- SHORT EXERCISE -
Transcribe each line exactly.
* * * * *
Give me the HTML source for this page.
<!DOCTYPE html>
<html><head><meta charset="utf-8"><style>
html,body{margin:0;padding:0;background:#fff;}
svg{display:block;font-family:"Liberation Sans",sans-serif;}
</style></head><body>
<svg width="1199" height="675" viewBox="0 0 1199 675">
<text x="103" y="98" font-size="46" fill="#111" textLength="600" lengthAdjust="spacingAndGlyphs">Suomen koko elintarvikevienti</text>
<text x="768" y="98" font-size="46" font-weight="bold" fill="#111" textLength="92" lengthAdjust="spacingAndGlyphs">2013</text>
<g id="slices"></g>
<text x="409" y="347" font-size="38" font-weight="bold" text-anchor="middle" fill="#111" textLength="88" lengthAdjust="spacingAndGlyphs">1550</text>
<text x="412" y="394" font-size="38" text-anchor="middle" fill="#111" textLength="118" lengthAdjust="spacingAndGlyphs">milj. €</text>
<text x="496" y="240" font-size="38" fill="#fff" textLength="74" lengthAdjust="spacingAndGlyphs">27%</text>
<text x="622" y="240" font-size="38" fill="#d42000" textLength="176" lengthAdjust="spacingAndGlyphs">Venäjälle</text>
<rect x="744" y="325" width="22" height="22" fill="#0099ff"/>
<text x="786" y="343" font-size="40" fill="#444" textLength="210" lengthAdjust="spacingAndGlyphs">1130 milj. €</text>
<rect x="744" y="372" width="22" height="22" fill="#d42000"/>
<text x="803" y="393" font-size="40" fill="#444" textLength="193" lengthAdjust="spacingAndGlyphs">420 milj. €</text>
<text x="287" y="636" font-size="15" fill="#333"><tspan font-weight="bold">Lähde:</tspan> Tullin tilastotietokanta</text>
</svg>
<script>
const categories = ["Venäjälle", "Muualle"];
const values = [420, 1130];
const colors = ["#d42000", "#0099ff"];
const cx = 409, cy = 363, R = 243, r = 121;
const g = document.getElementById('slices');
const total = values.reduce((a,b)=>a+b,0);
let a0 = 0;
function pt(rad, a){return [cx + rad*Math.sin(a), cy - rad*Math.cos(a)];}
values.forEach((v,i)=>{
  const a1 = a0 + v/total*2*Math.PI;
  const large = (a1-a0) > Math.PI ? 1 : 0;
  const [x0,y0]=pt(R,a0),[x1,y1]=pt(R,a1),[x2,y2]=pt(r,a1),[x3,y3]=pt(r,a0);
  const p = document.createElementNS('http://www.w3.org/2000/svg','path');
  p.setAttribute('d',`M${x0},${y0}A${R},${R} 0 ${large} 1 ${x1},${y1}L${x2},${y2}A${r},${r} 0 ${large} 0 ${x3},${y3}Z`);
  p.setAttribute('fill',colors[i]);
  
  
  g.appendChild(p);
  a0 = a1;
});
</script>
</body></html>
* * * * *
- ANSWER TO THIS TASK -
Give me the HTML source for this page.
<!DOCTYPE html>
<html><head><meta charset="utf-8"><style>
html,body{margin:0;padding:0;background:#fff;}
svg{display:block;font-family:"Liberation Sans",sans-serif;}
</style></head><body>
<svg width="1199" height="675" viewBox="0 0 1199 675">
<text x="103" y="98" font-size="46" fill="#111" textLength="600" lengthAdjust="spacingAndGlyphs">Suomen koko elintarvikevienti</text>
<text x="768" y="98" font-size="46" font-weight="bold" fill="#111" textLength="92" lengthAdjust="spacingAndGlyphs">2013</text>
<g id="slices"></g>
<text x="409" y="347" font-size="38" font-weight="bold" text-anchor="middle" fill="#111" textLength="88" lengthAdjust="spacingAndGlyphs">1550</text>
<text x="412" y="394" font-size="38" text-anchor="middle" fill="#111" textLength="118" lengthAdjust="spacingAndGlyphs">milj. €</text>
<text x="496" y="240" font-size="38" fill="#fff" textLength="74" lengthAdjust="spacingAndGlyphs">27%</text>
<text x="622" y="240" font-size="38" fill="#d42000" textLength="176" lengthAdjust="spacingAndGlyphs">Venäjälle</text>
<rect x="744" y="325" width="22" height="22" fill="#0099ff"/>
<text x="786" y="343" font-size="40" fill="#444" textLength="210" lengthAdjust="spacingAndGlyphs">1130 milj. €</text>
<rect x="744" y="372" width="22" height="22" fill="#d42000"/>
<text x="803" y="393" font-size="40" fill="#444" textLength="193" lengthAdjust="spacingAndGlyphs">420 milj. €</text>
<text x="287" y="636" font-size="15" fill="#333"><tspan font-weight="bold">Lähde:</tspan> Tullin tilastotietokanta</text>
</svg>
<script>
const categories = ["Venäjälle", "Muualle"];
const values = [420, 1130];
const colors = ["#d42000", "#0099ff"];
const cx = 409, cy = 363, R = 243, r = 121;
const g = document.getElementById('slices');
const total = values.reduce((a,b)=>a+b,0);
let a0 = 0;
function pt(rad, a){return [cx + rad*Math.sin(a), cy - rad*Math.cos(a)];}
values.forEach((v,i)=>{
  const a1 = a0 + v/total*2*Math.PI;
  const large = (a1-a0) > Math.PI ? 1 : 0;
  const [x0,y0]=pt(R,a0),[x1,y1]=pt(R,a1),[x2,y2]=pt(r,a1),[x3,y3]=pt(r,a0);
  const p = document.createElementNS('http://www.w3.org/2000/svg','path');
  p.setAttribute('d',`M${x0},${y0}A${R},${R} 0 ${large} 1 ${x1},${y1}L${x2},${y2}A${r},${r} 0 ${large} 0 ${x3},${y3}Z`);
  p.setAttribute('fill',colors[i]);
  
  
  g.appendChild(p);
  a0 = a1;
});
</script>
</body></html>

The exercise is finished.